**REQUIRED TASK:** Pick out each line with the word "draw" from the material that follows.
[begin GIVEN DATA]
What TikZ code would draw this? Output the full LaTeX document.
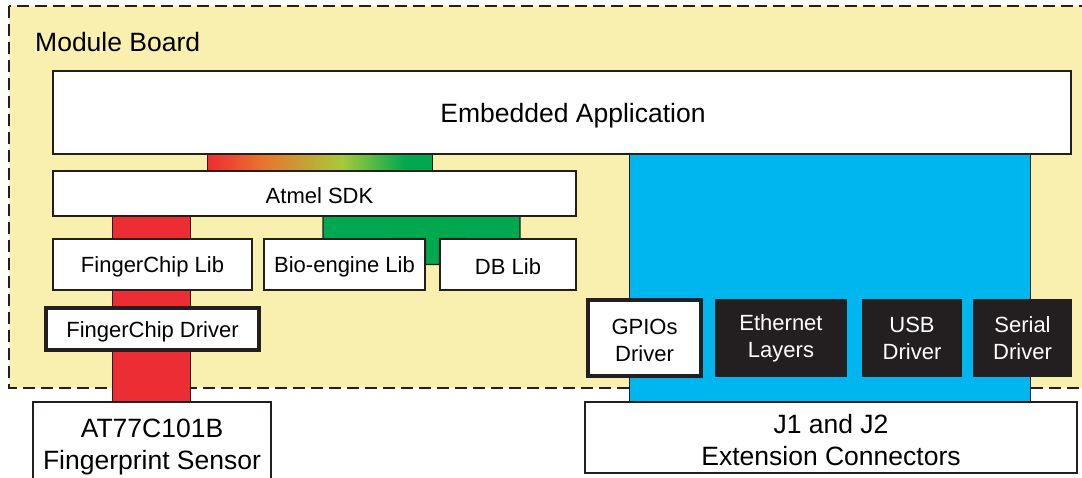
\documentclass[tikz,border=0pt]{standalone}
\usepackage{fontspec}
\setmainfont{Liberation Sans}
\usetikzlibrary{backgrounds}

\definecolor{boardyellow}{HTML}{F9F0B0}
\definecolor{ifblue}{HTML}{00B6EF}
\definecolor{fpred}{HTML}{EC2D33}
\definecolor{fporange}{HTML}{E8732F}
\definecolor{fplime}{HTML}{A6CA3A}
\definecolor{fpgreen}{HTML}{00A84F}
\definecolor{inkdark}{HTML}{231F20}

% shading is fitted to the middle half (25bp..75bp)
\pgfdeclarehorizontalshading{sdkgrad}{100bp}{color(0bp)=(fpred); color(25bp)=(fpred); color(37bp)=(fporange); color(55bp)=(fplime); color(69bp)=(fpgreen); color(75bp)=(fpgreen); color(100bp)=(fpgreen)}

% raises the first line of a box text
\newcommand{\bigtop}{\rule{0pt}{25pt}}
\newcommand{\smalltop}{\rule{0pt}{21pt}}

\tikzset{
  bigtext/.style={font=\fontsize{26.5}{32}\selectfont},
  smalltext/.style={font=\fontsize{22}{27}\selectfont},
  swbox/.style={shape=rectangle,draw=inkdark,fill=white,line width=1.2pt,align=center,inner sep=0pt},
  drvbox/.style={swbox,line width=4pt},
  hwbox/.style={shape=rectangle,fill=inkdark,text=white,align=center,inner sep=0pt},
  band/.style={draw=inkdark,line width=1.2pt}
}

\begin{document}
\begin{tikzpicture}[x=1pt,y=-1pt]
\useasboundingbox (0,0) rectangle (1082,478);

\node[swbox,bigtext,minimum width=1018pt,minimum height=83pt] (app) at (562,112.5) {\bigtop\hspace*{22pt}Embedded Application};
\node[swbox,smalltext,minimum width=523pt,minimum height=45pt] (sdk) at (314.5,193.5) {\smalltop\hspace*{10pt}Atmel SDK};
\node[swbox,smalltext,minimum width=199pt,minimum height=51pt] (fclib) at (152.5,264.5) {\smalltop FingerChip Lib};
\node[swbox,smalltext,minimum width=161pt,minimum height=51pt] (bio) at (344.5,264.5) {\smalltop Bio-engine Lib};
\node[swbox,smalltext,minimum width=136pt,minimum height=51pt] (db) at (508,264.5) {\smalltop DB Lib};
\node[drvbox,smalltext,minimum width=213pt,minimum height=42pt] (fcdrv) at (152.5,329) {\smalltop FingerChip Driver};
\node[swbox,bigtext,minimum width=238pt,minimum height=84pt] (sensor) at (152,444) {\bigtop AT77C101B\\Fingerprint Sensor};

\node[drvbox,smalltext,minimum width=113pt,minimum height=76pt] (gpio) at (644.5,338) {\smalltop GPIOs\\Driver};
\node[hwbox,smalltext,minimum width=132pt,minimum height=78pt] (eth) at (781,338) {Ethernet\\Layers};
\node[hwbox,smalltext,minimum width=100pt,minimum height=78pt] (usb) at (912,338) {USB\\Driver};
\node[hwbox,smalltext,minimum width=99pt,minimum height=78pt] (serial) at (1022.5,338) {Serial\\Driver};
\node[swbox,bigtext,minimum width=492pt,minimum height=71pt] (conn) at (831,437.5) {\bigtop J1 and J2\\Extension Connectors};

\node[bigtext,anchor=base west,inner sep=0pt] (board) at (35,52) {Module Board};

\begin{scope}[on background layer]
% module board area
\path[fill=boardyellow,draw=inkdark,line width=1.8pt,dash pattern=on 12pt off 6pt] (9,6) rectangle (1095,388);
% links between the layers
\path[band,fill=fpred] ([xshift=60pt]sdk.south west) rectangle ([xshift=158pt]sensor.north west);
\path[band,fill=fpgreen] (323,216) -- (520,216) -- (520,239) -- (db.north west) -- (db.west) -- (bio.east) -- (bio.north east) -- (323,239) -- cycle;
\path[band,fill=ifblue] ([xshift=577pt]app.south west) rectangle ([xshift=446pt]conn.north west);
\path[band,shading=sdkgrad] ([xshift=155pt]sdk.north west) rectangle ([xshift=380pt]app.south west);
\end{scope}
\end{tikzpicture}
\end{document}
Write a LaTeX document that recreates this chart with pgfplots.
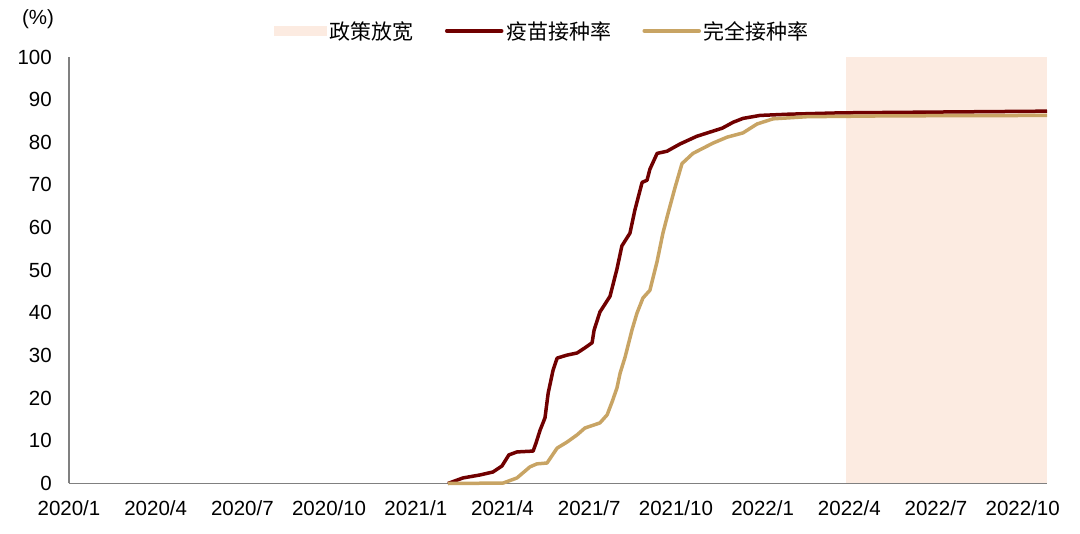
[end GIVEN DATA]
**FULL OUTPUT:**
What TikZ code would draw this? Output the full LaTeX document.
  swbox/.style={shape=rectangle,draw=inkdark,fill=white,line width=1.2pt,align=center,inner sep=0pt},
  band/.style={draw=inkdark,line width=1.2pt}
\path[fill=boardyellow,draw=inkdark,line width=1.8pt,dash pattern=on 12pt off 6pt] (9,6) rectangle (1095,388);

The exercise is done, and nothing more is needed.